CdF. Questo è un ragionare da elettore consapevole: cogliere il problema per quello che è, senza distorsioni o cacofonie. Le variazioni costituzionali oggetto del referendum hanno il grande merito di sbloccare finalmente un sistema paralizzato o, nel caso delle Regioni, disfunzionale. Proprio il sistema chiuso, anzi blindato, di cui parlavo sopra. I costi politici di questo immobilismo e di queste disfunzionalità sono enormi e li vediamo tutti…
E. Molti però sembra che preferiscano stare su una carrozzina che zoppicare!
CdF. Temo sia così, ma una chance esiste. I più titolati a vedere questi danni sono i giovani, perché pagheranno ancor più di quanto abbiamo pagato noi.

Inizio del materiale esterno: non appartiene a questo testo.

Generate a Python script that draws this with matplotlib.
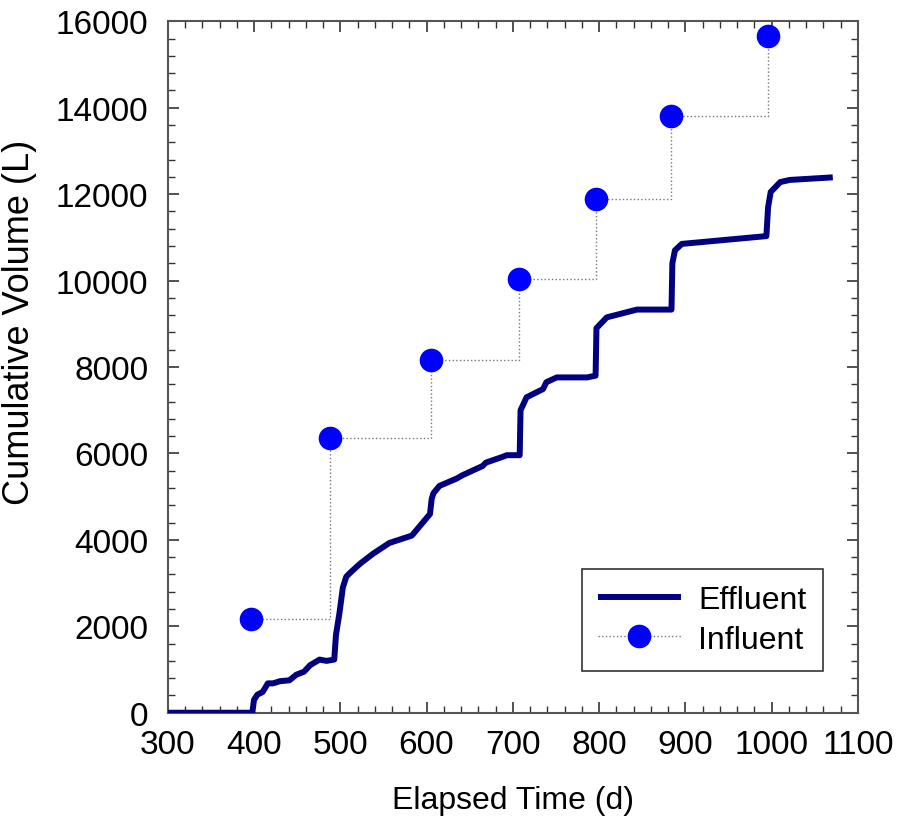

Perseverare nell’errore senza sperimentare correzioni non nocive o lesive in modo irreversibile danneggia chi verrà dopo di noi. I danni che abbiamo subìto ci accompagneranno nella tomba, mio caro, e alla nostra età (e nelle mie condizioni) possiamo dire: «Amen, è andata così, non si può tornare indietro».
E. Concordo con te.
CdF. Dunque proviamo a sperimentare. Non sono in gioco il Male Assoluto e il Bene Assoluto. Dove le riforme dimostreranno di funzionare, le terremo. Dove non funzioneranno, potremo cambiarle, o potranno cambiarle le generazioni successive alla nostra. Guasti irreversibili, su queste materie, non se ne produrranno. O preferiamo restare fermi?
E. Vivere nelle paludi non fa bene. Un tale avrebbe detto: «Qui o si cambia l’Italia o si muore»: di malaria, un po’ alla volta. E se non ora, quando cambieremo? La crisi della politica non è mai stata così grave e così profonda dall’avvento della Repubblica. Una risposta costruttiva è d’obbligo.
CdF. Riconosco i buoni e sinceri intenti di molti esponenti del No. Ma il Fronte del No è un aggregato temporaneo molto eterogeneo, unito solo dal comune nemico: Renzi. Se vincesse, cominceranno i litigi. Una dozzina e più di forze politiche che vanno dalla destra neonazista ai nostalgici dello stalinismo, con tre poli tra loro incompatibili ‒ Casaleggio jr, Salvini, D’Alema ‒ non potranno esprimere nessuna maggioranza politica. Se si va al voto con l’Italicum nella sua attuale versione, con un sistema tripolare impostato su un premio di maggioranza, la minoranza più grossa verrà premiata, ma saranno lasciate fuori due opposizioni tra loro incompatibili, che hanno un peso quasi due volte superiore al polo vincente. L’instabilità è certa.
E. Come elettori abbiamo diritto di sapere come vivremo o di cosa morremo. Le riforme varate offrono una via d’uscita. Non è un’autostrada; ma anche un viottolo di campagna va bene. Abbiamo sempre tempo per andare avanti e, se il caso, tornare indietro ma senza «passare dal via» come a Monòpoli. Le altre strade non offrono nemmeno questa minimale certezza.